TASK BRIEF: Reproduce, character for character, the lines below from the first through the one with "import seaborn as sns". Leave pictures out.

—————

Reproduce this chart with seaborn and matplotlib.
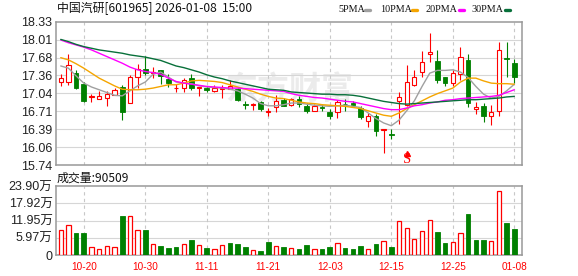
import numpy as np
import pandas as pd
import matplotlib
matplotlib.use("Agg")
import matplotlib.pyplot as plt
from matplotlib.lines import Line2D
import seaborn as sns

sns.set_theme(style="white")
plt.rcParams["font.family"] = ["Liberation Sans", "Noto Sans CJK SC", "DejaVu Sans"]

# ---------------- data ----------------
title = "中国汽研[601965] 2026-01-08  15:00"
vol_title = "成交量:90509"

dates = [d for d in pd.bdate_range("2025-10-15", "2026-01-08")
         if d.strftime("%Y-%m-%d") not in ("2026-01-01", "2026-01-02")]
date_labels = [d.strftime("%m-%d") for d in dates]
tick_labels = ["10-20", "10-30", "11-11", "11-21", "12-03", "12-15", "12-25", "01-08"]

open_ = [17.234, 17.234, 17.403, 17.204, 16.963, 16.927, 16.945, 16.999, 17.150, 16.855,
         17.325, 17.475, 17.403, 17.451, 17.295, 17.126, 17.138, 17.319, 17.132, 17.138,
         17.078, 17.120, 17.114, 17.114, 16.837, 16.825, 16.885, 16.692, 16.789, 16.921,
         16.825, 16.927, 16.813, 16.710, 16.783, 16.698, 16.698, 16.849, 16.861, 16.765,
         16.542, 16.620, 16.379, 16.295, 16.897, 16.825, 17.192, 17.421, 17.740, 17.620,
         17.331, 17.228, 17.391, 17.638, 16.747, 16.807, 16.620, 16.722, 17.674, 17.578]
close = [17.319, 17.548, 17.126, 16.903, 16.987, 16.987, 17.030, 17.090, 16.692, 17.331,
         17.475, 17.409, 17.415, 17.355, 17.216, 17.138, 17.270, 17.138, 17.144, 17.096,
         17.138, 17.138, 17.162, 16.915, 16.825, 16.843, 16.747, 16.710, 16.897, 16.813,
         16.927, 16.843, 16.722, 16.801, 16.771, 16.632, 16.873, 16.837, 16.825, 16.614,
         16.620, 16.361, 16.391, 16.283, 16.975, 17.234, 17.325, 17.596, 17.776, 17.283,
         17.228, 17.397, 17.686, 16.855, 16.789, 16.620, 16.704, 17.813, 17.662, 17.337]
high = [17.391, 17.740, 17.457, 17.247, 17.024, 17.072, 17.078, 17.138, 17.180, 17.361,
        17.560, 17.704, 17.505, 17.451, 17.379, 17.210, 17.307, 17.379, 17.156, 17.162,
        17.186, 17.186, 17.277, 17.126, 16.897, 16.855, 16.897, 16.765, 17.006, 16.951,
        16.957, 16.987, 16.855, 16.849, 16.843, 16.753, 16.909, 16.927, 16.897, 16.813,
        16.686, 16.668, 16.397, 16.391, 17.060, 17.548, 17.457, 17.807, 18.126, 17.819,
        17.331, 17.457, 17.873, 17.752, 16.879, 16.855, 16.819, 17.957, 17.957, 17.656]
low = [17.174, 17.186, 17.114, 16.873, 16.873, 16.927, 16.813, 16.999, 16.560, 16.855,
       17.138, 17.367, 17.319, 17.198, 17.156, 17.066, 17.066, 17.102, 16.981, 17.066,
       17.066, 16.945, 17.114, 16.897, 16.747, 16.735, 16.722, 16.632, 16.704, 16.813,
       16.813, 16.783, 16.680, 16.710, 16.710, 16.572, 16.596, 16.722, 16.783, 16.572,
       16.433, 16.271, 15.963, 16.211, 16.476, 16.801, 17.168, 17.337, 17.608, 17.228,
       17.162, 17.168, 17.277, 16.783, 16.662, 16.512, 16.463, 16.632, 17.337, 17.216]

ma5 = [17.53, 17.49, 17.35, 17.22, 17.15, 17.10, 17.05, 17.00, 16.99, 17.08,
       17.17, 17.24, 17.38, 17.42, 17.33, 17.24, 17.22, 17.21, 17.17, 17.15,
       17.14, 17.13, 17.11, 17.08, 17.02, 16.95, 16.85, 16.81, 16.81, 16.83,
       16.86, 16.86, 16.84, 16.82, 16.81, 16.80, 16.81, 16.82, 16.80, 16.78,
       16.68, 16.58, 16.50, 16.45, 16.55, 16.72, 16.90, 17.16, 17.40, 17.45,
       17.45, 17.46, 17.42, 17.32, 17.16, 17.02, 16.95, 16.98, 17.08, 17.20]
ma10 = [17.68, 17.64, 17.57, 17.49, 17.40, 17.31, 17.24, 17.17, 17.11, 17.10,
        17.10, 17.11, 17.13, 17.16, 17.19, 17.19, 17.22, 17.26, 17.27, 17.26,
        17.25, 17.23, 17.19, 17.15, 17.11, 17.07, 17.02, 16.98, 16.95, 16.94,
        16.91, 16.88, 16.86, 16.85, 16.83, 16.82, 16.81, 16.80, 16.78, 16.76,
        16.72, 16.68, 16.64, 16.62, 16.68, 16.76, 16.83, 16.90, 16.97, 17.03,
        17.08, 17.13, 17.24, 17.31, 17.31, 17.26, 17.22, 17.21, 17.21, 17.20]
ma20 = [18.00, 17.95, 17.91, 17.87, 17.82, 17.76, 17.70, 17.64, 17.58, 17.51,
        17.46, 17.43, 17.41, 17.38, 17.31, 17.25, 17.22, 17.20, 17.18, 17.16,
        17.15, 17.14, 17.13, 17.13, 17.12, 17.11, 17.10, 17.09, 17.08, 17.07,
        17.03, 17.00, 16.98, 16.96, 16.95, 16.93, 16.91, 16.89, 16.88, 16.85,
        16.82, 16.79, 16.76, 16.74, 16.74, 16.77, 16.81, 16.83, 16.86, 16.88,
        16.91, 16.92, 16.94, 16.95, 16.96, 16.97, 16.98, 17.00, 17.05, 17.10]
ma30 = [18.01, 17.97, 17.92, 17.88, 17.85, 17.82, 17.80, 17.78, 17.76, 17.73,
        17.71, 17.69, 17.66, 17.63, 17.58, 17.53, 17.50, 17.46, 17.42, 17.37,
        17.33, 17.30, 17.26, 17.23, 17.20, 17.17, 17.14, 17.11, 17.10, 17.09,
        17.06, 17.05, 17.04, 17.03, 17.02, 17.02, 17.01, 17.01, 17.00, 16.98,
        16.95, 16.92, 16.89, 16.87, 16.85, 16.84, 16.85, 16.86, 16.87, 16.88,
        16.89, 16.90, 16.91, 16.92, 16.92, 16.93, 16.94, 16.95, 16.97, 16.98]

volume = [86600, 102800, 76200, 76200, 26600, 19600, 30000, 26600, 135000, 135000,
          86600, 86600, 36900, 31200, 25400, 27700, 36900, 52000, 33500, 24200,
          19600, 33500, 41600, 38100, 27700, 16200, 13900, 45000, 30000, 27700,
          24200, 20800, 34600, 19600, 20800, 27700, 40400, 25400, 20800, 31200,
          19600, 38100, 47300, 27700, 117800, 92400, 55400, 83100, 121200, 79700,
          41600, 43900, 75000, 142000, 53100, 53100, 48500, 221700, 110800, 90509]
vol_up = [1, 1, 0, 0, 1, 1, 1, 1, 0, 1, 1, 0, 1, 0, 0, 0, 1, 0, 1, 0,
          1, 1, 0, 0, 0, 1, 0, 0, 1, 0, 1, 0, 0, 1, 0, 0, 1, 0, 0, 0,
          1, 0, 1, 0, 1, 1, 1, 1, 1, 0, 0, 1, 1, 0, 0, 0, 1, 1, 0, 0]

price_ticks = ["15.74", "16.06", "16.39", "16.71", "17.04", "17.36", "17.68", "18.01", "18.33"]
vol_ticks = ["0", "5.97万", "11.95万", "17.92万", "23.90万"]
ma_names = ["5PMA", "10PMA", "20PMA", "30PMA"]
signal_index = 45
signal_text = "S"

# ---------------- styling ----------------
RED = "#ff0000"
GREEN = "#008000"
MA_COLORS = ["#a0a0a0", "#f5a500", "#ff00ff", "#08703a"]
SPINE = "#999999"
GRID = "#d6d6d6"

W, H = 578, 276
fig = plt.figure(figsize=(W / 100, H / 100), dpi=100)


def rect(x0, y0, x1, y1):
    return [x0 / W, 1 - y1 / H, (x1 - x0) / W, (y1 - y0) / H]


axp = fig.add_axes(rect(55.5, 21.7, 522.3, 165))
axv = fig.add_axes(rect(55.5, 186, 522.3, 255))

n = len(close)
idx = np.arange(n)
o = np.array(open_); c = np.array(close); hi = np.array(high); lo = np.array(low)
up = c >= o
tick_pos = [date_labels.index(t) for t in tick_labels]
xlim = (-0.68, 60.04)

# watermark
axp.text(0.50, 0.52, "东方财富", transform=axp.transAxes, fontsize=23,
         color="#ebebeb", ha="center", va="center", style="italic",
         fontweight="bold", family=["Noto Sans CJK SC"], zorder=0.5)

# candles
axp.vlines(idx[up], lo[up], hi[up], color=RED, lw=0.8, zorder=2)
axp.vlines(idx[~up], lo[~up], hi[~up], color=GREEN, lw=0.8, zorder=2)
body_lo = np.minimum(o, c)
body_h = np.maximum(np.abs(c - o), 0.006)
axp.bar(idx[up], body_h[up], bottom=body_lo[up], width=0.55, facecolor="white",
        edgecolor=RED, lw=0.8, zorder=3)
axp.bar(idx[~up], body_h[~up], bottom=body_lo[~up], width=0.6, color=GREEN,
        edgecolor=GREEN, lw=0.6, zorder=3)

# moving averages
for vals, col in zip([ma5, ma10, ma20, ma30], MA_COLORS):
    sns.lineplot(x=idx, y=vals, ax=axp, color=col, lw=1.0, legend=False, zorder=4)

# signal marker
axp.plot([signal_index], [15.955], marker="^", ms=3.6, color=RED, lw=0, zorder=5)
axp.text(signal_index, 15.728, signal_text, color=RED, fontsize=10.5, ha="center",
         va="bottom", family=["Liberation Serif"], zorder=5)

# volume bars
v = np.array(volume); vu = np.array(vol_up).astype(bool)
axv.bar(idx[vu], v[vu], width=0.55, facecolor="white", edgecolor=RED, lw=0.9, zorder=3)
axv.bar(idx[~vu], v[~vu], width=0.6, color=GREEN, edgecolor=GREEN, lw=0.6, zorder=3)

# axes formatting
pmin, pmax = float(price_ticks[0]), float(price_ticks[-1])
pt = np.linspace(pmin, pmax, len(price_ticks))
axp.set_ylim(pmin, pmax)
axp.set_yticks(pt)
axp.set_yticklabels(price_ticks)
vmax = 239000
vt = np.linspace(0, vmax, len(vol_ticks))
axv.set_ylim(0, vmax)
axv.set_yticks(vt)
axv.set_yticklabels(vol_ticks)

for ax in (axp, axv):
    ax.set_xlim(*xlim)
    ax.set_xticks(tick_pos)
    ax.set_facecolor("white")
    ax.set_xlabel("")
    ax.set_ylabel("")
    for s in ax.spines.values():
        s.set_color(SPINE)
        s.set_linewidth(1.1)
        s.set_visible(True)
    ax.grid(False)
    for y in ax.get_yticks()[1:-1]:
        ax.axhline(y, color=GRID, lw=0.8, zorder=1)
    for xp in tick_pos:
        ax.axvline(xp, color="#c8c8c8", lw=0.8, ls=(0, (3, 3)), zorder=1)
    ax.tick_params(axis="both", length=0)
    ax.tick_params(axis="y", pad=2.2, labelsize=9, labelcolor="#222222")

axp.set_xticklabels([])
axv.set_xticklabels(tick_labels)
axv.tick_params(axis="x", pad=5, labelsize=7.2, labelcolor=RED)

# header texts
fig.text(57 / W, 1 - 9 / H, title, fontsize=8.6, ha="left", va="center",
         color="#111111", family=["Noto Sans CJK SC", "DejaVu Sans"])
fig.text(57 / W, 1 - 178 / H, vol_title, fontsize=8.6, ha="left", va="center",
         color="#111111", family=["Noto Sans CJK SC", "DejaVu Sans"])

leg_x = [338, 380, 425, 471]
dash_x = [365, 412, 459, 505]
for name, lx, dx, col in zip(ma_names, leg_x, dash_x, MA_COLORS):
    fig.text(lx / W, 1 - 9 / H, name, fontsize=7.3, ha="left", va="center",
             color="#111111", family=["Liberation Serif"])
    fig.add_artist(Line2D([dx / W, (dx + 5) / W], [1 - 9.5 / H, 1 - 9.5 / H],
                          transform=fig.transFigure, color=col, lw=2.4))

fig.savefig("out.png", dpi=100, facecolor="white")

—————

FINAL RESULT:
Reproduce this chart with seaborn and matplotlib.
import numpy as np
import pandas as pd
import matplotlib
matplotlib.use("Agg")
import matplotlib.pyplot as plt
from matplotlib.lines import Line2D
import seaborn as sns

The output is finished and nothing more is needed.